Crisi India-Pakistan: Nuova Delhi lancia la sua rappresaglia in territorio pakistano. Per Islamabad è atto di guerra

Di Fabrizio Scarinci

NUOVA DELHI/ISLAMABAD. A due settimane dal sanguinoso attentato terroristico nel Kashmir indiano, la rappresaglia di Nuova Delhi nei confronti del Pakistan è arrivata.

Nel corso della notte, infatti, le Forze Armate indiane hanno lanciato una serie di attacchi aero-missilistici in territorio pakistano e nelle aree del Kashmir controllate da Islamabad.

Una delle esplosioni provocate dall’azione delle forze di Nuova Delhi

Nell’annunciare l’operazione, denominata “Sindoor” in onore alle donne che hanno perso i loro mariti (presumibilmente con riferimento all’attentato), il governo di Nuova Delhi ha anche specificato come ad essere colpite siano state non le installazioni militari pachistane, ma alcune delle basi utilizzate dalle organizzazioni terroristiche allo scopo di pianificare attentati in India.

Stando a quanto dichiarato dalle autorità di Islamabad, l’attacco indiano si sarebbe concentrato su più di sei località, che sarebbero state bersagliate da decine di ordigni.

Quanto alle vittime, il canale televisivo indiano News 18 afferma che i raid avrebbero provocato il ferimento di una cinquantina di persone e la morte di almeno 12 terroristi.

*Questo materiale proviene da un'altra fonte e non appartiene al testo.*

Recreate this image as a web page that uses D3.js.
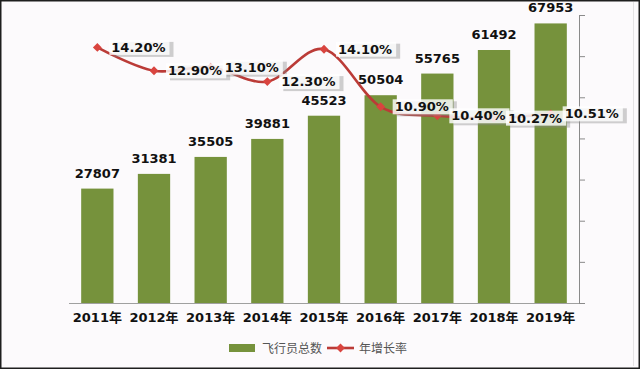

Per ciò che concerne, invece, i mezzi e i sistemi impiegati nell’attacco, si parla, almeno per il momento, del lancio di vari missili da crociera di tipo SCALP EG e di diverse “Hammer Bombs” da parte di alcuni caccia multiruolo Rafale e dell’utilizzo di un certo numero di droni kamikaze.

Immagine all’infrarosso di un Rafale dell’Indian Air Force durante un rifornimento in volo notturno

Dal canto suo, il Ministero della Difesa pachistano ha dichiarato che cinque jet da combattimento dell’Indian Air Force (nello specifico, tre Rafale, un Sukhoi SU-30 MKI e un MiG-29) sarebbero stati abbattuti nel corso dell’azione (una circostanza la cui veridicità è, ovviamente, ancora tutta da verificare).

Com’era lecito aspettarsi, in seguito ai raid il livello di tensione tra i due Paesi (particolarmente elevato anche prima) è ulteriormente aumentato, con il governo di Islamabad che ha definito l’azione di Nuova Delhi un vero e proprio atto di guerra e informato il Consiglio di Sicurezza delle Nazioni Unite della sua intenzione di “rispondere in maniera appropriata”.

Nel frattempo, gli scontri sulla frontiera terrestre, già in atto da diversi giorni, sembrerebbero essersi intensificati.

A cosa si potrebbe arrivare non è ancora del tutto chiaro.

Di certo, per India e Pakistan (entrambe potenze nucleari) non si tratta del primo scontro di questo tipo ed entrambe le classi dirigenti sono abituate, da ormai diversi decenni, a colpirsi a vicenda mantenendo le loro ricorrenti contese al di sotto della soglia che potrebbe portare allo scontro totale.

La cosa più probabile è che accada anche in quest’occasione. Del resto, accanto alla dichiarazione secondo cui tale azione costituirebbe un atto di guerra, il governo pachistano ha anche specificato che, qualora l’India si “riturasse”, le forze di Islamabad ridurrebbero le loro operazioni militari.

Riguardo al Presidente statunitense Donald Trump, invece, in una sua prima reazione a caldo egli ha definito “una vergogna” gli accadimenti della scorsa notte, augurandosi che tale escalation possa finire il prima possibile.

In ogni caso, però, non si può non osservare come, malgrado tale affermazione, apparentemente poco “comprensiva” nei confronti dell’azione indiana, il riacutizzarsi della storica crisi tra India e Pakistan offra alla diplomazia statunitense notevoli spazi di manovra allo scopo di favorire un nuovo allontanamento di Nuova Delhi da Pechino, grande “protettrice” di Islamabad con cui, solo pochi mesi fa, il governo di Nerendra Modi aveva firmato una serie di accordi volti a porre le basi per una normalizzazione delle relazioni bilaterali.